Saiful Mujani: Partai Baru Sulit Lolos, Karena Tidak Memenuhi Syarat Kebaruan

  • Bagikan

Saiful menceritakan bahwa pada Pemilu 1999, banyak yang menyangka PAN akan menjadi pemenang Pemilu. Mereka memiliki ekspektasi yang sangat tinggi pada PAN. Kenyataannya hanya mendapatkan suara 7 persen. Ini di luar dugaan banyak orang. Tradisi riset di tahun 1999 memang belum kuat, jadi banyak orang yang menebak tanpa studi empiris yang memadai.

Perolehan suara PAN yang hanya 7 persen, menurut Saiful, terlalu jauh dari perolehan partai Masyumi pada Pemilu 1955 yang mencapai suara sekitar 20 persen. Ke mana suara Masyumi?

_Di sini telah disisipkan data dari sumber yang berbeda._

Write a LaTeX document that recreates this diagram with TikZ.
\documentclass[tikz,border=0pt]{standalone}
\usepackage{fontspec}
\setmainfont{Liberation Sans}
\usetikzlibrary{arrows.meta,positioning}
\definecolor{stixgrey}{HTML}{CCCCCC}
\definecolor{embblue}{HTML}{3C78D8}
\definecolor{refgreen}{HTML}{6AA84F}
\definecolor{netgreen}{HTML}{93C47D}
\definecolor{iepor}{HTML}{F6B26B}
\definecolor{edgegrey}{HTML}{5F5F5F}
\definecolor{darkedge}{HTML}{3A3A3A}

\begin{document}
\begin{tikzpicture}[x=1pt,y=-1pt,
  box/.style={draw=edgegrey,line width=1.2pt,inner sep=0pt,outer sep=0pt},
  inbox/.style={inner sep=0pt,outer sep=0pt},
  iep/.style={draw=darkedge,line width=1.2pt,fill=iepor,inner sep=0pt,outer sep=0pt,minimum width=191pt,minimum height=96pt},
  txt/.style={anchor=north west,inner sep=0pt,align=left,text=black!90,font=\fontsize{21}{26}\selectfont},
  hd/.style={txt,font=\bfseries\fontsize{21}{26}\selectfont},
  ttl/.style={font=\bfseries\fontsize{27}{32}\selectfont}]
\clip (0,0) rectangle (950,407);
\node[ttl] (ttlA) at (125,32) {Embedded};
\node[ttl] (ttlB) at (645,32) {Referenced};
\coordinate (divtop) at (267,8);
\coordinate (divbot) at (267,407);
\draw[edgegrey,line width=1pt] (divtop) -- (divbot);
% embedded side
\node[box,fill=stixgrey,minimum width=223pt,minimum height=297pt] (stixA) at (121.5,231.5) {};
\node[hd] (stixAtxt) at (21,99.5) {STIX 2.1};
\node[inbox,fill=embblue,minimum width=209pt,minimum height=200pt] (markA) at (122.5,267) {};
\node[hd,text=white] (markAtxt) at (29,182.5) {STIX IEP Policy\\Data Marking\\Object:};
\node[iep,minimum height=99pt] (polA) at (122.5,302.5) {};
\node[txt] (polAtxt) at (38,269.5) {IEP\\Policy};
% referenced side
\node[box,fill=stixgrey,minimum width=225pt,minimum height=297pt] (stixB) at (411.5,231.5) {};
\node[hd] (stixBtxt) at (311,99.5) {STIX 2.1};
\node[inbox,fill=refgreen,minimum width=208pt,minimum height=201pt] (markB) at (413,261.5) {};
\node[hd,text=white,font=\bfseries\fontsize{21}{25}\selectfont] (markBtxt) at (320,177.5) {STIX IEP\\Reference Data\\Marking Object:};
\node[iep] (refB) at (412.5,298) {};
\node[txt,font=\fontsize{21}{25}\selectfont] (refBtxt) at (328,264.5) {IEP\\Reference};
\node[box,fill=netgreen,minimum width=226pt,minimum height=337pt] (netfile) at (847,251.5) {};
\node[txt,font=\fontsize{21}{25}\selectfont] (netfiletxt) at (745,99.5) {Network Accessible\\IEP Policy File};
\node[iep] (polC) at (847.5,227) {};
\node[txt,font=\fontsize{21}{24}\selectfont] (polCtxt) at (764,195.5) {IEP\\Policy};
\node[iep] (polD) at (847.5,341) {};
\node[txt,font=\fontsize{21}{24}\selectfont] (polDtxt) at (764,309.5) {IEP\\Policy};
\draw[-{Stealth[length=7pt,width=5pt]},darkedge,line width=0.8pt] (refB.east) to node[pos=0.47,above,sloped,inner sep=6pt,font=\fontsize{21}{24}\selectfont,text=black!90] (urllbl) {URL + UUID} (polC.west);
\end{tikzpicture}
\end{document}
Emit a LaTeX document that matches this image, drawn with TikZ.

Saiful menyebut bahwa dalam satu studi dikatakan tradisi Masyumi terpecah, salah satunya tertampung di Partai Golkar. Golkar adalah pelanjut dari Masyumi. Karena Golkar kuat di Jawa Barat, dan daerah ini adalah salah satu basis Masyumi.

“Demikian pula dengan Sumatera, Golkar juga kuat di sana, dan itu adalah basis Masyumi. Pada umumnya, di luar Jawa, Masyumi kuat. Dan pada Pemilu 1999, partai yang kuat di luar Jawa adalah Golkar,” jelas penulis buku Muslim Demokrat itu.

Aspek ketiga adalah tokoh. Contoh yang paling baik, menurut Saiful, bagaimana tokoh memiliki peran penting dalam pembentukan partai adalah kelahiran Partai Demokrat. Partai ini tidak memiliki basis pada Ormas. Bahkan, menurut Saiful, pada Demokrat, Ormasnya dibuat justru bersamaan dengan pendirian partai. Awalnya mereka tidak memiliki Ormas pendukung, adanya adalah tokoh seperti Susilo Bambang-Yudhoyono dan teman-temannya. Begitu dideklarasikan, SBY bisa menarik suara dan Demokrat mendapatkan suara yang cukup signifikan, sekitar 7 persen pada 2004. Lalu setelah SBY menjadi presiden, pada Pemilu 2009, Partai Demokrat mendapatkan suara 21 persen.